───── Supplied information

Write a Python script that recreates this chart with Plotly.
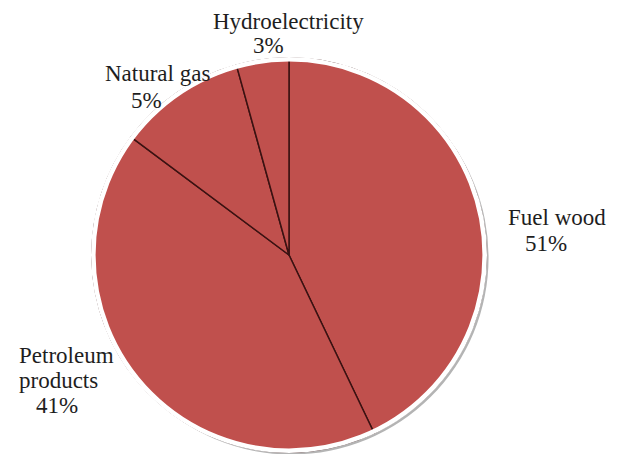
import plotly.graph_objects as go

# Data
categories = ["Fuel wood", "Petroleum products", "Natural gas", "Hydroelectricity"]
slice_values = [42.9, 42.3, 10.5, 4.3]          # angular size of each wedge as drawn
pct_labels = ["51%", "41%", "5%", "3%"]          # percentages printed on the chart
label_lines = {
    "Fuel wood": ["Fuel wood"],
    "Petroleum products": ["Petroleum", "products"],
    "Natural gas": ["Natural gas"],
    "Hydroelectricity": ["Hydroelectricity"],
}

W, H = 622, 454
OFF = 8  # the page body margin shifts the figure by this many pixels
cx, cy, R = 289 - OFF, 255 - OFF, 197

def dom(cx_, cy_, r_):
    return dict(x=[(cx_ - r_) / W, (cx_ + r_) / W],
                y=[(H - cy_ - r_) / H, (H - cy_ + r_) / H])

RED = "#C0504D"

fig = go.Figure()

# soft drop shadow (decoration)
fig.add_trace(go.Pie(values=[1], labels=["shadow"], domain=dom(cx + 2.5, cy + 2.5, R),
                     marker=dict(colors=["#b4b4b4"], line=dict(width=0)),
                     textinfo="none", hoverinfo="skip", sort=False, showlegend=False))

# main pie
fig.add_trace(go.Pie(
    labels=categories, values=slice_values, sort=False, direction="clockwise",
    rotation=0, domain=dom(cx, cy, R),
    marker=dict(colors=[RED] * len(categories), line=dict(color="#3a1212", width=1.5)),
    textinfo="none", customdata=pct_labels,
    hovertemplate="%{label}: %{customdata}<extra></extra>", showlegend=False))

# thin white rim (decoration)
fig.add_trace(go.Pie(values=[1], labels=["rim"], domain=dom(cx, cy, R), hole=(R - 2.6) / R,
                     marker=dict(colors=["#ffffff"], line=dict(color="#ffffff", width=2)),
                     textinfo="none", hoverinfo="skip", sort=False, showlegend=False))

# label placement (pixel centres of each text line, then percentage line)
label_pos = {
    "Fuel wood": [(557, 217), (546, 243)],
    "Petroleum products": [(66, 355), (58, 380), (57, 405)],
    "Natural gas": [(157, 73), (146, 100)],
    "Hydroelectricity": [(288, 21), (268, 46)],
}

FAMILY = "'Times New Roman', 'Liberation Serif', 'DejaVu Serif', serif"
font = dict(family=FAMILY, size=23, color="#1e1e1e")
annotations = []
for cat, pct in zip(categories, pct_labels):
    texts = label_lines[cat] + [pct]
    for t, (px, py) in zip(texts, label_pos[cat]):
        annotations.append(dict(text=t, x=(px - OFF) / W, y=1 - (py - OFF) / H,
                                xref="paper", yref="paper",
                                xanchor="center", yanchor="middle", showarrow=False, font=font))

fig.update_layout(width=W, height=H, margin=dict(l=0, r=0, t=0, b=0),
                  paper_bgcolor="white", plot_bgcolor="white",
                  font=dict(family=FAMILY),
                  showlegend=False, annotations=annotations)

fig.write_html("out.html")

──────────

Exclude the pictures. Write out the remaining data exactly.

**Result of the exercise:**
Write a Python script that recreates this chart with Plotly.
import plotly.graph_objects as go

# Data
categories = ["Fuel wood", "Petroleum products", "Natural gas", "Hydroelectricity"]
slice_values = [42.9, 42.3, 10.5, 4.3]          # angular size of each wedge as drawn
pct_labels = ["51%", "41%", "5%", "3%"]          # percentages printed on the chart
label_lines = {
    "Fuel wood": ["Fuel wood"],
    "Petroleum products": ["Petroleum", "products"],
    "Natural gas": ["Natural gas"],
    "Hydroelectricity": ["Hydroelectricity"],
}

W, H = 622, 454
OFF = 8  # the page body margin shifts the figure by this many pixels
cx, cy, R = 289 - OFF, 255 - OFF, 197

def dom(cx_, cy_, r_):
    return dict(x=[(cx_ - r_) / W, (cx_ + r_) / W],
                y=[(H - cy_ - r_) / H, (H - cy_ + r_) / H])

RED = "#C0504D"

fig = go.Figure()

# soft drop shadow (decoration)
fig.add_trace(go.Pie(values=[1], labels=["shadow"], domain=dom(cx + 2.5, cy + 2.5, R),
                     marker=dict(colors=["#b4b4b4"], line=dict(width=0)),
                     textinfo="none", hoverinfo="skip", sort=False, showlegend=False))

# main pie
fig.add_trace(go.Pie(
    labels=categories, values=slice_values, sort=False, direction="clockwise",
    rotation=0, domain=dom(cx, cy, R),
    marker=dict(colors=[RED] * len(categories), line=dict(color="#3a1212", width=1.5)),
    textinfo="none", customdata=pct_labels,
    hovertemplate="%{label}: %{customdata}<extra></extra>", showlegend=False))

# thin white rim (decoration)
fig.add_trace(go.Pie(values=[1], labels=["rim"], domain=dom(cx, cy, R), hole=(R - 2.6) / R,
                     marker=dict(colors=["#ffffff"], line=dict(color="#ffffff", width=2)),
                     textinfo="none", hoverinfo="skip", sort=False, showlegend=False))

# label placement (pixel centres of each text line, then percentage line)
label_pos = {
    "Fuel wood": [(557, 217), (546, 243)],
    "Petroleum products": [(66, 355), (58, 380), (57, 405)],
    "Natural gas": [(157, 73), (146, 100)],
    "Hydroelectricity": [(288, 21), (268, 46)],
}

FAMILY = "'Times New Roman', 'Liberation Serif', 'DejaVu Serif', serif"
font = dict(family=FAMILY, size=23, color="#1e1e1e")
annotations = []
for cat, pct in zip(categories, pct_labels):
    texts = label_lines[cat] + [pct]
    for t, (px, py) in zip(texts, label_pos[cat]):
        annotations.append(dict(text=t, x=(px - OFF) / W, y=1 - (py - OFF) / H,
                                xref="paper", yref="paper",
                                xanchor="center", yanchor="middle", showarrow=False, font=font))

fig.update_layout(width=W, height=H, margin=dict(l=0, r=0, t=0, b=0),
                  paper_bgcolor="white", plot_bgcolor="white",
                  font=dict(family=FAMILY),
                  showlegend=False, annotations=annotations)

fig.write_html("out.html")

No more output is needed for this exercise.